Some FFC leaders talk during a break outside the meeting room at the venue of the consultations in Addis Ababa on 23 July 2019 (ST Photo)

July 23, 2019 (KHARTOUM) - Conflicting reports emerged from Addis Ababa on Tuesday about understandings reached between the political and military factions of the opposition "Forces for Freedom and Change (FFC) on a possible agreement about the representation of the armed groups in the structures of the transitional period.

The FFC discussions which are initially held to agree to the structures of the opposition umbrella ahead of the transitional period are now mainly focused on the representation of the armed groups in the transitional authorities, particularly the five seats of the FFC in the collegial presidency and the technocrat government.

Some media reported that the opposition agreed to allocate two of its five seats at the Sovereign Council to the armed groups.

But opposition sources from Addis Ababa told Sudan Tribune that there was an agreement that the appointment of the five members to the Sovereign Council will take into account the regions but there is no deal on a quota for any group.
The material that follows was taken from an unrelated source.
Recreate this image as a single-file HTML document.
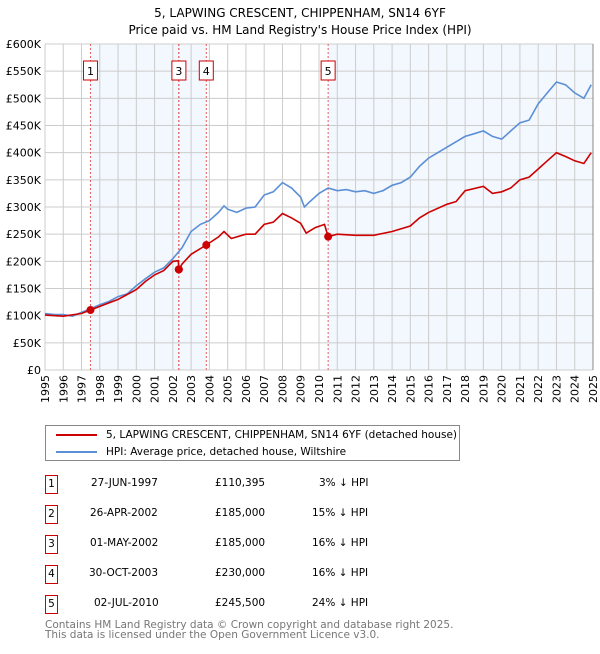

Also, an agreement has been made to give the SRF a preference when it comes to forming the governments of the war-affected states.
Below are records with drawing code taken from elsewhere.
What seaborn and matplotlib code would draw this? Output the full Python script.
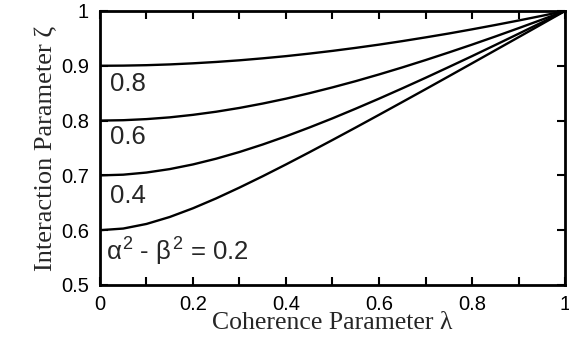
import seaborn as sns
import matplotlib.pyplot as plt
import matplotlib.ticker as mticker
import pandas as pd
import numpy as np

# coherence parameter values
lam = [0.0, 0.05, 0.1, 0.15, 0.2, 0.25, 0.3, 0.35, 0.4, 0.45, 0.5,
       0.55, 0.6, 0.65, 0.7, 0.75, 0.8, 0.85, 0.9, 0.95, 1.0]

# interaction parameter for each alpha^2 - beta^2 value
zeta_08 = [0.900, 0.9003, 0.9011, 0.9025, 0.9045, 0.9070, 0.9100, 0.9136, 0.9176, 0.9222, 0.9272,
           0.9327, 0.9386, 0.9450, 0.9518, 0.9589, 0.9665, 0.9744, 0.9826, 0.9911, 1.0]
zeta_06 = [0.800, 0.8007, 0.8027, 0.8059, 0.8105, 0.8162, 0.8231, 0.8311, 0.8400, 0.8499, 0.8606,
           0.8720, 0.8842, 0.8970, 0.9104, 0.9243, 0.9386, 0.9534, 0.9686, 0.9841, 1.0]
zeta_04 = [0.700, 0.7013, 0.7052, 0.7115, 0.7200, 0.7305, 0.7427, 0.7564, 0.7713, 0.7873, 0.8041,
           0.8218, 0.8400, 0.8588, 0.8780, 0.8977, 0.9176, 0.9379, 0.9584, 0.9791, 1.0]
zeta_02 = [0.600, 0.6030, 0.6114, 0.6241, 0.6400, 0.6581, 0.6778, 0.6985, 0.7200, 0.7421, 0.7646,
           0.7874, 0.8105, 0.8338, 0.8572, 0.8808, 0.9045, 0.9283, 0.9521, 0.9760, 1.0]

curve_labels = ["0.8", "0.6", "0.4", r"$\alpha^2$ - $\beta^2$ = 0.2"]
label_x = [0.021, 0.021, 0.021, 0.012]
label_y = [0.867, 0.770, 0.662, 0.560]

df = pd.DataFrame({
    "lam": lam * 4,
    "zeta": zeta_08 + zeta_06 + zeta_04 + zeta_02,
    "c": ["0.8"] * 21 + ["0.6"] * 21 + ["0.4"] * 21 + ["0.2"] * 21,
})

sns.set_style("ticks")
plt.rcParams['font.family'] = ['Liberation Sans', 'DejaVu Sans']
plt.rcParams['mathtext.fontset'] = 'custom'
plt.rcParams['mathtext.rm'] = 'Liberation Sans'
plt.rcParams['mathtext.it'] = 'Liberation Sans'

fig = plt.figure(figsize=(5.69, 3.39), dpi=100)
ax = fig.add_axes([0.1757, 0.1593, 0.8173, 0.8083])

sns.lineplot(data=df, x="lam", y="zeta", hue="c", palette=["black"] * 4,
             linewidth=1.7, legend=False, ax=ax)

for txt, xx, yy in zip(curve_labels, label_x, label_y):
    ax.text(xx, yy, txt, fontsize=18.5, va="center", ha="left")

ax.set_xlim(0, 1)
ax.set_ylim(0.5, 1)
ax.xaxis.set_major_locator(mticker.MultipleLocator(0.2))
ax.xaxis.set_minor_locator(mticker.MultipleLocator(0.1))
ax.yaxis.set_major_locator(mticker.MultipleLocator(0.1))
ax.xaxis.set_major_formatter(mticker.FormatStrFormatter('%g'))
ax.yaxis.set_major_formatter(mticker.FormatStrFormatter('%g'))
ax.tick_params(which="both", direction="in", top=True, right=True, width=1.5,
               labelsize=14.5, colors="black", length=6)
ax.tick_params(axis="x", which="both", pad=7)
ax.tick_params(axis="y", which="both", pad=8)
for s in ax.spines.values():
    s.set_linewidth(2)
    s.set_color("black")

ax.set_xlabel("Coherence Parameter λ", family=["Liberation Serif"], fontsize=18.5, labelpad=-1)
ax.set_ylabel("Interaction Parameter ζ", family=["Liberation Serif"], fontsize=19, labelpad=3)

fig.savefig("out.png", dpi=100)
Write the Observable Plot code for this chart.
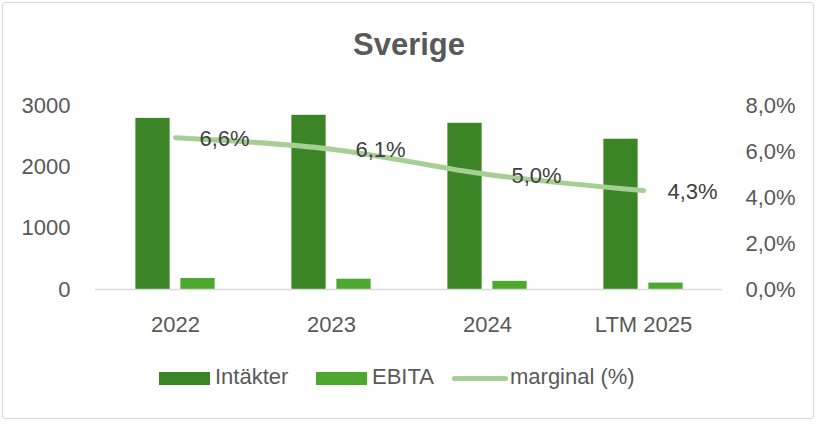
<!DOCTYPE html>
<html>
<head>
<meta charset="utf-8">
<script src="https://cdn.jsdelivr.net/npm/d3@7"></script>
<script src="https://cdn.jsdelivr.net/npm/@observablehq/plot@0.6"></script>
<style>
  body { margin: 0; background: #fff; font-family: "Liberation Sans", Arial, sans-serif; }
  #wrap { position: relative; width: 820px; height: 424px; overflow: hidden; background: #fff; }
  #frame { position: absolute; left: 2px; top: 2px; width: 810px; height: 415px; border: 1.5px solid #d9d9d9; border-radius: 3px; }
  #title { position: absolute; left: 0; top: 29px; width: 818px; text-align: center; font-size: 31px; line-height: 31px; font-weight: bold; color: #595959; }
  #chart { position: absolute; left: 0; top: 0; }
  .sw { position: absolute; height: 13px; top: 372px; }
  .lt { position: absolute; top: 366px; font-size: 22px; line-height: 22px; color: #595959; white-space: nowrap; }
</style>
</head>
<body>
<div id="wrap">
  <div id="frame"></div>
  <div id="title">Sverige</div>
  <div id="chart"></div>
  <div id="legend"></div>
</div>
<script>
const categories = ["2022", "2023", "2024", "LTM 2025"];
const intakter = [2790, 2840, 2710, 2450];
const ebita = [180, 168, 133, 105];
const marginal = [6.6, 6.1, 5.0, 4.3];
const leftTicks = [0, 1000, 2000, 3000];
const rightTicks = [0, 2, 4, 6, 8];

const colors = { intakter: "#3B8527", ebita: "#4EA72E", marginal: "#A6CF95" };
const yMax = 3000, pMax = 8;
const k = yMax / pMax; // maps percent onto the left scale

const data = categories.map((c, i) => ({
  cat: c, intakter: intakter[i], ebita: ebita[i], marginal: marginal[i]
}));
const fmt = v => v.toFixed(1).replace(".", ",") + "%";

const W = 820, H = 350, mL = 95, mR = 98, mT = 105, mB = 61;
const bw = (W - mL - mR) / categories.length;
const half = bw / 2;

const chart = Plot.plot({
  width: W, height: H,
  marginLeft: mL, marginRight: mR, marginTop: mT, marginBottom: mB,
  style: { fontFamily: "'Liberation Sans', Arial, sans-serif", fontSize: "22px", color: "#595959", background: "transparent" },
  x: { domain: categories, padding: 0, label: null },
  y: { domain: [0, yMax], label: null },
  marks: [
    Plot.barY(data, { x: "cat", y: "intakter", fill: colors.intakter, insetLeft: half - 40, insetRight: half + 5 }),
    Plot.barY(data, { x: "cat", y: "ebita", fill: colors.ebita, insetLeft: half + 5, insetRight: half - 40 }),
    Plot.ruleY([0], { stroke: "#d9d9d9", strokeWidth: 1.5 }),
    Plot.line(data, { x: "cat", y: d => d.marginal * k, stroke: colors.marginal, strokeWidth: 5, strokeLinecap: "round", curve: "catmull-rom" }),
    Plot.text(data, { x: "cat", y: d => d.marginal * k, text: d => fmt(d.marginal), textAnchor: "start", dx: 24, dy: 1, fontSize: 22, fill: "#404040" }),
    Plot.axisX({ tickSize: 0, tickPadding: 27, label: null, fontSize: 22 }),
    Plot.axisY({ anchor: "left", ticks: leftTicks, tickFormat: d => String(d), tickSize: 0, tickPadding: 25, label: null, fontSize: 22 }),
    Plot.axisY({ anchor: "right", ticks: rightTicks.map(p => p * k), tickFormat: v => fmt(v / k), tickSize: 0, tickPadding: 23, label: null, fontSize: 22 })
  ]
});
document.getElementById("chart").appendChild(chart);

// legend
const legendItems = [
  { label: "Intäkter", color: colors.intakter, type: "bar", sx: 159, sw: 51, tx: 215 },
  { label: "EBITA", color: colors.ebita, type: "bar", sx: 316, sw: 51, tx: 372 },
  { label: "marginal (%)", color: colors.marginal, type: "line", sx: 452, sw: 56, tx: 510 }
];
const lg = document.getElementById("legend");
for (const it of legendItems) {
  const s = document.createElement("div");
  s.className = "sw";
  s.style.left = it.sx + "px";
  s.style.width = it.sw + "px";
  s.style.background = it.color;
  if (it.type === "line") { s.style.height = "5px"; s.style.top = "376px"; s.style.borderRadius = "3px"; }
  lg.appendChild(s);
  const t = document.createElement("div");
  t.className = "lt";
  t.style.left = it.tx + "px";
  t.textContent = it.label;
  lg.appendChild(t);
}
</script>
</body>
</html>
Mohamed Nagy Alassam, who represents the Sudanese Professionals Association in the meeting on Tuesday evening posted a tweet denying the allocation of two seats in the Sovereign Council to the armed groups.

"We do not discuss the power-sharing or quotas, and there is no room for that because it contradicts our commitment to the Sudanese people and because we do not have the power to distribute it (...). The people want competencies to implement the Declaration for Freedom and Change only," said the de facto leader of the group that led the protest movement against al-Bashir’s regime.

in the same trend, the FFC issued a statement on Monday evening confirming that consultations are part of the preparations for a comprehensive peace process during the transitional period, and to include the requirements of peace and stability in the constitutional declaration.

"With this perception, these consultations are not for quotas or the power-sharing, (...) of positions we pledged to the people that they are for patriotic competencies".

One of the reasons that led to the deadlock of consultations that some armed groups propose to postpone the formation of the transitional government until the signing of a peace agreement. Instead, they propose to form a caretaker government until the signing of peace arrangements with the armed groups in Darfur, Blue Nile, South Kordofan.

However, the idea has been rejected, as others want to accelerate the formation of a government in order to conclude peace talks during the first six months.

The Sudanese Revolutionary Front (SRF) has proposed, in a position paper released on Tuesday, to sign cessation-of-hostilities agreements with armed groups and to allow them to act as political organizations throughout Sudan.

The paper, also, proposed an agenda for the peace talks including the security arrangements, issues of the marginalized and vulnerable groups, identity, equal citizenship, system of governance and the relationship between the centre and the regions, landownership and Hawakir (land) issues, wealth and power-sharing, fair and sustainable development, voluntary return of displaced persons and refugees, reconstruction of war-affected areas, compensation and transitional Justice.

The three armed groups also pointed to the need to include the other armed groups in the peace talks.